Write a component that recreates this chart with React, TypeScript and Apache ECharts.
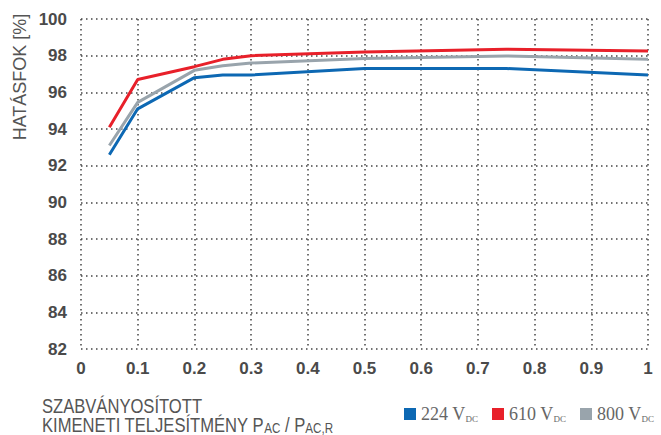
import React, { useEffect, useRef } from "react";
import * as echarts from "echarts";

const xValues = [0.05, 0.1, 0.2, 0.25, 0.3, 0.5, 0.75, 1];
const seriesNames = ["224 V", "610 V", "800 V"];
const v224 = [92.6, 95.1, 96.8, 96.95, 96.95, 97.3, 97.3, 96.95];
const v610 = [94.1, 96.7, 97.4, 97.8, 98.0, 98.2, 98.35, 98.25];
const v800 = [93.1, 95.45, 97.2, 97.45, 97.6, 97.85, 97.98, 97.8];
const colors = ["#0d68b3", "#e8202a", "#99a4ac"];
const yName = "HATÁSFOK [%]";
const xNameLine1 = "SZABVÁNYOSÍTOTT";

export default function App() {
  const ref = useRef<HTMLDivElement>(null);
  useEffect(() => {
    if (!ref.current) return;
    const chart = echarts.init(ref.current, undefined, { renderer: "svg" });
    const labelFont = "'Liberation Sans', Arial, sans-serif";
    const serif = "'Liberation Serif', 'Times New Roman', serif";
    const split = { show: true, lineStyle: { color: "#444", width: 1.5, type: [1.5, 3.5] as any } };
    const mk = (name: string, vals: number[], color: string) => ({
      name,
      type: "line",
      data: xValues.map((x, i) => [x, vals[i]]),
      showSymbol: false,
      symbol: "none",
      lineStyle: { color, width: 3 },
      itemStyle: { color },
      z: 3,
    });
    chart.setOption({
      animation: false,
      grid: { left: 81, right: 13, top: 19, bottom: 86 },
      xAxis: {
        type: "value",
        min: 0,
        max: 1,
        interval: 0.1,
        axisLine: { show: false },
        axisTick: { show: false },
        splitLine: split,
        axisLabel: { color: "#4a4a4a", fontSize: 17, fontWeight: "bold", fontFamily: labelFont, margin: 11 },
      },
      yAxis: {
        type: "value",
        min: 82,
        max: 100,
        interval: 2,
        axisLine: { show: false },
        axisTick: { show: false },
        splitLine: split,
        axisLabel: { color: "#4a4a4a", fontSize: 17, fontWeight: "bold", fontFamily: labelFont, margin: 14 },
      },
      legend: {
        left: 404,
        top: 405,
        width: 300,
        padding: 0,
        icon: "rect",
        itemWidth: 12,
        itemHeight: 12,
        itemGap: 14,
        data: seriesNames,
        formatter: (n: string) => `{v|${n}}{s|DC}`,
        textStyle: {
          color: "#666",
          fontFamily: serif,
          fontSize: 18,
          rich: {
            v: { fontSize: 18, fontFamily: serif, color: "#666" },
            s: { fontSize: 9, fontFamily: serif, color: "#666", verticalAlign: "bottom" },
          },
        },
      },
      graphic: [
        {
          type: "text",
          x: 20,
          y: 77,
          rotation: Math.PI / 2,
          style: {
            text: yName,
            fill: "#555",
            font: `18px ${labelFont}`,
            align: "center",
            verticalAlign: "middle",
          },
        },
        {
          type: "text",
          x: 42,
          y: 405.5,
          scaleX: 0.83,
          style: {
            text: xNameLine1,
            fill: "#555",
            font: `20px ${labelFont}`,
            align: "left",
            verticalAlign: "middle",
          },
        },
        {
          type: "text",
          x: 42,
          y: 425,
          scaleX: 0.83,
          style: {
            text: "{a|KIMENETI TELJESÍTMÉNY P}{b|AC}{a| / P}{b|AC,R}",
            fill: "#555",
            font: `20px ${labelFont}`,
            align: "left",
            verticalAlign: "middle",
            rich: {
              a: { fontSize: 20, fontFamily: labelFont, fill: "#555", lineHeight: 20 },
              b: { fontSize: 14, fontFamily: labelFont, fill: "#555", lineHeight: 20, verticalAlign: "bottom" },
            },
          },
        },
      ],
      series: [mk(seriesNames[0], v224, colors[0]), mk(seriesNames[1], v610, colors[1]), mk(seriesNames[2], v800, colors[2])],
    });
    return () => chart.dispose();
  }, []);
  return <div ref={ref} style={{ width: 661, height: 435, position: "absolute", left: 0, top: 0 }} />;
}
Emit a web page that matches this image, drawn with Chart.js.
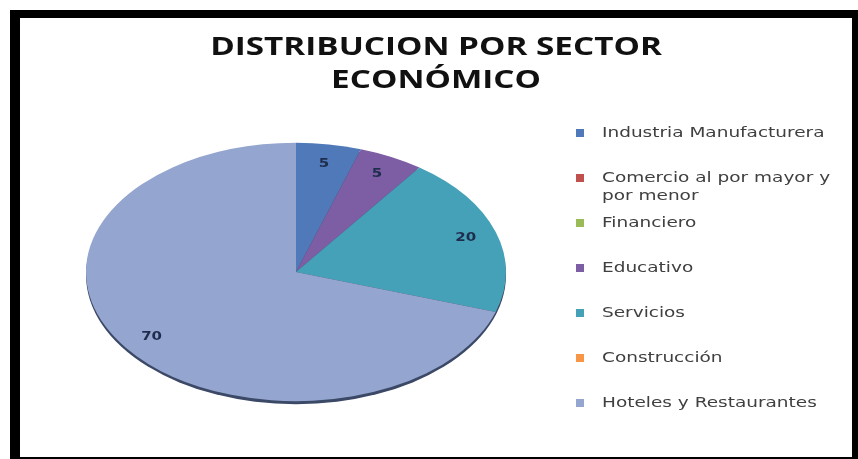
= = = = = = =
=== Directions for this task ===
Extract every line above containing the word "React".

=== The solution ===
Write a component that recreates this chart with React, TypeScript and Apache ECharts.
import React, { useEffect, useRef } from "react";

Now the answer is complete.